[Start of Provided data]

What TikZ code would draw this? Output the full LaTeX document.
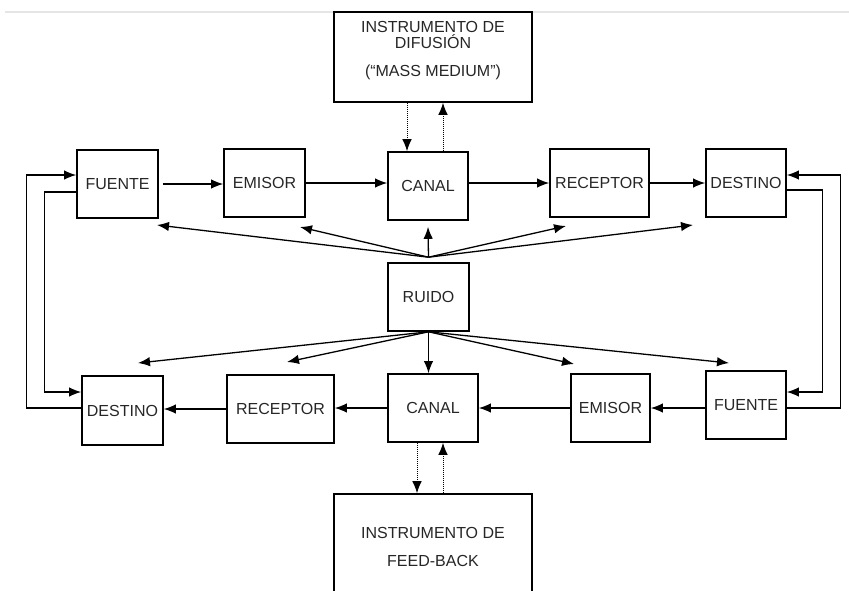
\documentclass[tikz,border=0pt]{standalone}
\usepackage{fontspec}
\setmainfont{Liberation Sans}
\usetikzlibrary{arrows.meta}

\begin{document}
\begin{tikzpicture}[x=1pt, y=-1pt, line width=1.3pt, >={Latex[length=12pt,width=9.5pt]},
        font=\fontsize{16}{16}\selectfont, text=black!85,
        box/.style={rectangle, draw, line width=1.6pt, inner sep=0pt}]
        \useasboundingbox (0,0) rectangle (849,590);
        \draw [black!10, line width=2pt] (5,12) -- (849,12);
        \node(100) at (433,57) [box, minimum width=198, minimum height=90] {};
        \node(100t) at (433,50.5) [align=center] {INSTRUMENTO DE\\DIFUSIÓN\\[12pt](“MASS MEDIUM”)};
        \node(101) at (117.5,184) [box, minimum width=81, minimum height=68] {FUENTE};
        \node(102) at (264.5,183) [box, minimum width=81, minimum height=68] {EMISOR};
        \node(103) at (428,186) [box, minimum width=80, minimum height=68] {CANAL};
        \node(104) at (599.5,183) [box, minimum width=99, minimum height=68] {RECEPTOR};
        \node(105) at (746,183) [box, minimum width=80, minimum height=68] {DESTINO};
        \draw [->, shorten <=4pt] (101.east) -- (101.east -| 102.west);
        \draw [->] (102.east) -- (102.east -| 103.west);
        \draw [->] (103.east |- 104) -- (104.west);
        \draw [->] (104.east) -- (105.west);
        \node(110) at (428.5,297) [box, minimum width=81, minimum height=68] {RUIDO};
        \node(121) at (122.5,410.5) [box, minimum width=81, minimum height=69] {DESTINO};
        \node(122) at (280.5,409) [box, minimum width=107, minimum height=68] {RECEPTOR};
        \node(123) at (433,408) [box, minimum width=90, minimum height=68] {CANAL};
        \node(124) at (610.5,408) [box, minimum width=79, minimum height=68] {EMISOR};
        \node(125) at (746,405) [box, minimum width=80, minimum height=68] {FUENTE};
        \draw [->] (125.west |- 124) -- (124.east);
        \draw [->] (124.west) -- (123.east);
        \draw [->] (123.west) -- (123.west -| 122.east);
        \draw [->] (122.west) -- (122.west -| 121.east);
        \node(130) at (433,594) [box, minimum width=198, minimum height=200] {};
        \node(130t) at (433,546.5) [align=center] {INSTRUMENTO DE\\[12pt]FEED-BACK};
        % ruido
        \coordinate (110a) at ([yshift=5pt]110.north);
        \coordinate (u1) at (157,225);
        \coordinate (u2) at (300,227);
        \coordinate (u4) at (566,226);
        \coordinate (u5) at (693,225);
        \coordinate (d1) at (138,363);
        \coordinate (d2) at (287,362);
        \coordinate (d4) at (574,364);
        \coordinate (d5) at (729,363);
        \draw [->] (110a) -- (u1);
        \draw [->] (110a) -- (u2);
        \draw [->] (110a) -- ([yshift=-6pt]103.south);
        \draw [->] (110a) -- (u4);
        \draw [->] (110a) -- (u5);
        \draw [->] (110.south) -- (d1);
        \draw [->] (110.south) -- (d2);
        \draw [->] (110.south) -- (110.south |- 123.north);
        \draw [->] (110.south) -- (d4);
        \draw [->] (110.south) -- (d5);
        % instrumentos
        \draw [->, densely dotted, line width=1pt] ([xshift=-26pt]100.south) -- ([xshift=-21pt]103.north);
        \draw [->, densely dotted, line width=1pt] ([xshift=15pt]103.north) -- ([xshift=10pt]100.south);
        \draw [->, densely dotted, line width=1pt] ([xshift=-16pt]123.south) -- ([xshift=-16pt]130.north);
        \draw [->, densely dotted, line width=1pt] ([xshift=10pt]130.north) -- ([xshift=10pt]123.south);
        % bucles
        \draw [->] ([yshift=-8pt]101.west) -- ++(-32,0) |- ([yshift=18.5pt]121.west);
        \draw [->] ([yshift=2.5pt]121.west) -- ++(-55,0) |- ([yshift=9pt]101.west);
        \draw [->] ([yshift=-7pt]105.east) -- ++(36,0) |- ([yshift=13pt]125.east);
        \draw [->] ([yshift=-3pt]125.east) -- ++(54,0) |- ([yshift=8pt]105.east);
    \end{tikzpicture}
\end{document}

[End of Provided data]

Set task:
Reproduce every line of the material precisely, omitting its pictures.

Task solution:
What TikZ code would draw this? Output the full LaTeX document.
\documentclass[tikz,border=0pt]{standalone}
\usepackage{fontspec}
\setmainfont{Liberation Sans}
\usetikzlibrary{arrows.meta}

\begin{document}
\begin{tikzpicture}[x=1pt, y=-1pt, line width=1.3pt, >={Latex[length=12pt,width=9.5pt]},
        font=\fontsize{16}{16}\selectfont, text=black!85,
        box/.style={rectangle, draw, line width=1.6pt, inner sep=0pt}]
        \useasboundingbox (0,0) rectangle (849,590);
        \draw [black!10, line width=2pt] (5,12) -- (849,12);
        \node(100) at (433,57) [box, minimum width=198, minimum height=90] {};
        \node(100t) at (433,50.5) [align=center] {INSTRUMENTO DE\\DIFUSIÓN\\[12pt](“MASS MEDIUM”)};
        \node(101) at (117.5,184) [box, minimum width=81, minimum height=68] {FUENTE};
        \node(102) at (264.5,183) [box, minimum width=81, minimum height=68] {EMISOR};
        \node(103) at (428,186) [box, minimum width=80, minimum height=68] {CANAL};
        \node(104) at (599.5,183) [box, minimum width=99, minimum height=68] {RECEPTOR};
        \node(105) at (746,183) [box, minimum width=80, minimum height=68] {DESTINO};
        \draw [->, shorten <=4pt] (101.east) -- (101.east -| 102.west);
        \draw [->] (102.east) -- (102.east -| 103.west);
        \draw [->] (103.east |- 104) -- (104.west);
        \draw [->] (104.east) -- (105.west);
        \node(110) at (428.5,297) [box, minimum width=81, minimum height=68] {RUIDO};
        \node(121) at (122.5,410.5) [box, minimum width=81, minimum height=69] {DESTINO};
        \node(122) at (280.5,409) [box, minimum width=107, minimum height=68] {RECEPTOR};
        \node(123) at (433,408) [box, minimum width=90, minimum height=68] {CANAL};
        \node(124) at (610.5,408) [box, minimum width=79, minimum height=68] {EMISOR};
        \node(125) at (746,405) [box, minimum width=80, minimum height=68] {FUENTE};
        \draw [->] (125.west |- 124) -- (124.east);
        \draw [->] (124.west) -- (123.east);
        \draw [->] (123.west) -- (123.west -| 122.east);
        \draw [->] (122.west) -- (122.west -| 121.east);
        \node(130) at (433,594) [box, minimum width=198, minimum height=200] {};
        \node(130t) at (433,546.5) [align=center] {INSTRUMENTO DE\\[12pt]FEED-BACK};
        % ruido
        \coordinate (110a) at ([yshift=5pt]110.north);
        \coordinate (u1) at (157,225);
        \coordinate (u2) at (300,227);
        \coordinate (u4) at (566,226);
        \coordinate (u5) at (693,225);
        \coordinate (d1) at (138,363);
        \coordinate (d2) at (287,362);
        \coordinate (d4) at (574,364);
        \coordinate (d5) at (729,363);
        \draw [->] (110a) -- (u1);
        \draw [->] (110a) -- (u2);
        \draw [->] (110a) -- ([yshift=-6pt]103.south);
        \draw [->] (110a) -- (u4);
        \draw [->] (110a) -- (u5);
        \draw [->] (110.south) -- (d1);
        \draw [->] (110.south) -- (d2);
        \draw [->] (110.south) -- (110.south |- 123.north);
        \draw [->] (110.south) -- (d4);
        \draw [->] (110.south) -- (d5);
        % instrumentos
        \draw [->, densely dotted, line width=1pt] ([xshift=-26pt]100.south) -- ([xshift=-21pt]103.north);
        \draw [->, densely dotted, line width=1pt] ([xshift=15pt]103.north) -- ([xshift=10pt]100.south);
        \draw [->, densely dotted, line width=1pt] ([xshift=-16pt]123.south) -- ([xshift=-16pt]130.north);
        \draw [->, densely dotted, line width=1pt] ([xshift=10pt]130.north) -- ([xshift=10pt]123.south);
        % bucles
        \draw [->] ([yshift=-8pt]101.west) -- ++(-32,0) |- ([yshift=18.5pt]121.west);
        \draw [->] ([yshift=2.5pt]121.west) -- ++(-55,0) |- ([yshift=9pt]101.west);
        \draw [->] ([yshift=-7pt]105.east) -- ++(36,0) |- ([yshift=13pt]125.east);
        \draw [->] ([yshift=-3pt]125.east) -- ++(54,0) |- ([yshift=8pt]105.east);
    \end{tikzpicture}
\end{document}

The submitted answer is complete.